An Excercise In Realness

When I woke up, this morning, I can’t lie, I was scared to look at my WordPress account.  It literally took me 2 hours to look.  There were no likes, except from a good friend of mine.

People are so disappointing to me.

I am disappointing to me.

If there is nothing else I get from this blog, it is the opportunity to EXCERCISE REALNESS.

I guess we all just want the “realness” that Reality TV provides….

Seriously??

I was upset yesterday, over a plethora of things of which I wouldn’t write.  I only wanted to write about my anger.

I hate being the bitch who whines about how horrible her life is and how all she wants to do is die.  I refuse to be the bitch who has to preface my post with  ASTERISK  CAUSE  I AM TALKING ABOUT ALL SHIT SUICIDAL.

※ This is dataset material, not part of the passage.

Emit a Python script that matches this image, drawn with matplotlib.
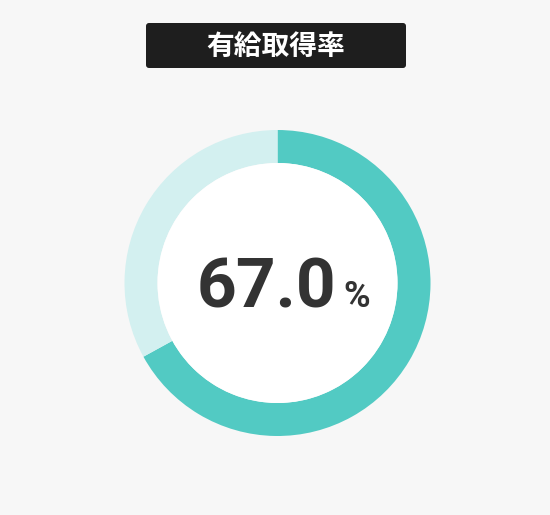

I ain’t her….but those who are her, get TONS OF LIKES AND ALL THAT “FEELING SORRY FOR YOU CRAP”….I know, because I am the first to like all of those kinds of posts, BECAUSE I RELATE TO THEM.

am i truly that hard to relate?

When I go writing about my real feelings, I  will,  inevitably, always make that shit rhyme, and then instead of someone hearing my real shit that’s going on, they get a nice little poem, because I am still incapable of writing about the REAL SHIT that distresses me.

But last night I got balls to the wall DRUNK.

And honestly…I really do believe I said a bunch of the same shit other people want to say, but won’t because even if they’re drunk….they can’t.

People are the biggest stumbling  block in my life….if only they weren’t.

I would be fucking President….or at least mayor.